Em contrapartida, este relativismo vale também para o multiculturalismo caso se limite a um programa pragmático voltado para a redução plausível de entrechoques desnecessários de diferenças desimportantes, ele cumpre uma função cujos méritos não convém menosprezar. Tão logo passa, no entanto, a impor o dogma contraintuitivo e empiricamente inverificável de que as culturas, salvo as suspeitas de sempre, nasceram para o convívio cordial, que suas mútuas dissonâncias se limitam a mal-entendidos facilmente resolúveis, ele se revela como a mais recente encarnação do irrealismo suicida. Tentando compreender melhor este longo fragmento: há aqui uma ressalva para o relativismo cultural, na qual tem-se a preocupação de que haja um reducionismo na forma de lidar com as diferenças culturais encontradas ao longo do caminho.

Ao não se considerar estes entrechoques, cria-se uma unanimidade, desembocando em um consenso de constatação. Caso atinjamos esta constatação, apenas reforçamos a força que certa cultura tem e como esta força nos imporia regras e valores. É o caso, aqui, da cultura cristã. Fortemente baseada numa busca ininterrupta de consenso e na anulação das diferenças. Menospreza-se certos quesitos culturais, distintos do todo cobrado, em consonância com o seu statu quo.

Há sim a cordialidade entre as várias facetas da cultura, não significando, contudo, que esta cordialidade se imponha. A maior cordialidade estaria no reconhecimento da diferença e no convívio com ela.

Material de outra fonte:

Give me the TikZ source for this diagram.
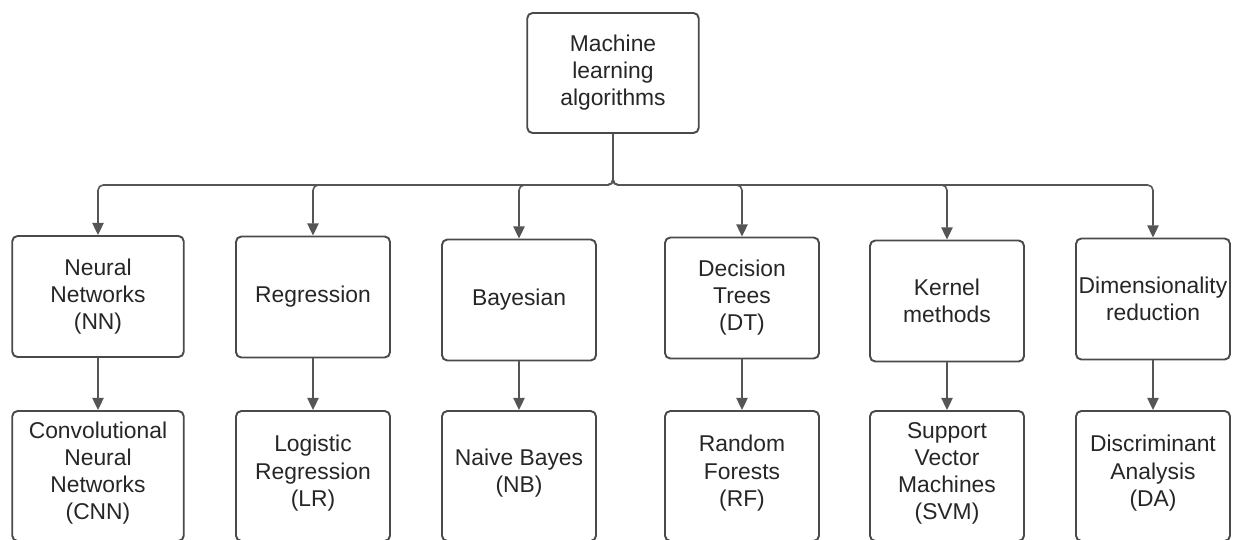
\documentclass[tikz,border=0pt]{standalone}
\usepackage{fontspec}
\setmainfont{Liberation Sans}
\usetikzlibrary{arrows.meta}
\definecolor{boxline}{HTML}{4A4A4A}
\definecolor{wire}{HTML}{555555}

\begin{document}
\begin{tikzpicture}[
  x=0.02cm, y=-0.02cm,
  algo/.style   = {draw=boxline, line width=1.1pt, rounded corners=3pt,
                   inner sep=1pt, align=center, text=black!85,
                   minimum width=3.08cm, minimum height=2.42cm,
                   font=\fontsize{13}{15.4}\selectfont},
  wide/.style   = {minimum width=3.43cm},   % first column and the root are wider
  leaf/.style   = {minimum height=2.6cm, text depth=6pt},   % the bottom row runs off the page
  branch/.style = {draw=wire, line width=0.9pt, rounded corners=3pt,
                   -{Triangle[length=7pt,width=6.5pt]}},
]
  \useasboundingbox (0,0) rectangle (1235,539);

  \node[algo, wide, minimum height=2.4cm] (ml) at (613,73) {Machine\\learning\\algorithms};

  \node[algo, wide] (nn)  at (98,296.5) {Neural\\Networks\\(NN)};
  \node[algo] (reg) at (313,297)   {Regression};
  \node[algo] (bay) at (519,300)   {Bayesian};
  \node[algo] (dt)  at (742,298)   {Decision\\Trees\\(DT)};
  \node[algo] (ker) at (947,301)   {Kernel\\methods};
  \node[algo] (dim) at (1153,299)  {Dimensionality\\reduction};

  \node[algo, wide, leaf] (cnn) at (98,476) {Convolutional\\Neural\\Networks\\(CNN)};
  \node[algo, leaf] (lr)  at (313,476)   {Logistic\\Regression\\(LR)};
  \node[algo, leaf] (nb)  at (519,476)   {Naive Bayes\\(NB)};
  \node[algo, leaf] (rf)  at (742,476)   {Random\\Forests\\(RF)};
  \node[algo, leaf] (svm) at (947,476)   {Support\\Vector\\Machines\\(SVM)};
  \node[algo, leaf] (da)  at (1153,476)  {Discriminant\\Analysis\\(DA)};

  \coordinate (bus) at (613,185);

  \draw[branch] (ml.south) -- (bus) -| (nn.north);
  \draw[branch] (ml.south) -- (bus) -| (reg.north);
  \draw[branch] (ml.south) -- (bus) -| (bay.north);
  \draw[branch] (ml.south) -- (bus) -| (dt.north);
  \draw[branch] (ml.south) -- (bus) -| (ker.north);
  \draw[branch] (ml.south) -- (bus) -| (dim.north);

  \draw[branch] (nn)  -- (cnn);
  \draw[branch] (reg) -- (lr);
  \draw[branch] (bay) -- (nb);
  \draw[branch] (dt)  -- (rf);
  \draw[branch] (ker) -- (svm);
  \draw[branch] (dim) -- (da);
\end{tikzpicture}
\end{document}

Pensadas como mal-entendidos, estas diferenças impõem um consenso chucro, determinando o suicídio conceitual da própria cultura, desembocando, em menor grau, na patologização da diferença. Patologização essa que, como uma peste incurável, leva muitos viventes ao túmulo.

E também, acima de tudo, uma realidade comum que interfere, nalguns casos, em certa patologia, dando-lhe um emplasto para sua cura – aqui há a referência com a questão da fé e como a mesma pode curar –, cura essa que se mostra com muito maior força na consolidação de dogmas religiosos.

Enquanto há emplasto para suas dores, o homem continua praticando esta realidade religiosa comum, mesmo sabendo que é uma realidade que não lhe pertence, sendo, então, algo estranho a seu ser. A partir do momento em que a dor some, ou mesmo, ganha novas feições: uma nova busca o homem empreende. É onde encontramos a subjetivação de sua dogmática religiosa.

Este indivíduo se liquida em detrimento de um statu quo que se desdobrara como uma imposição. Tornando-se uma realidade sagrada que, porventura, pode deixar de ser, tornando-se de novo, de uma outra forma, e num outro momento, em novas necessidades. E este sagrado nada tem a ver com aquele da origem seminal humana, mas um sagrado a posteriori, instituído como norma de oficialização de conduta. Valores deixam de ser algo interior, tornando-se algo exterior e coletivo – para não dizer coercitivo, pois, é nesta linha que a a obra de Nietzsche caminha.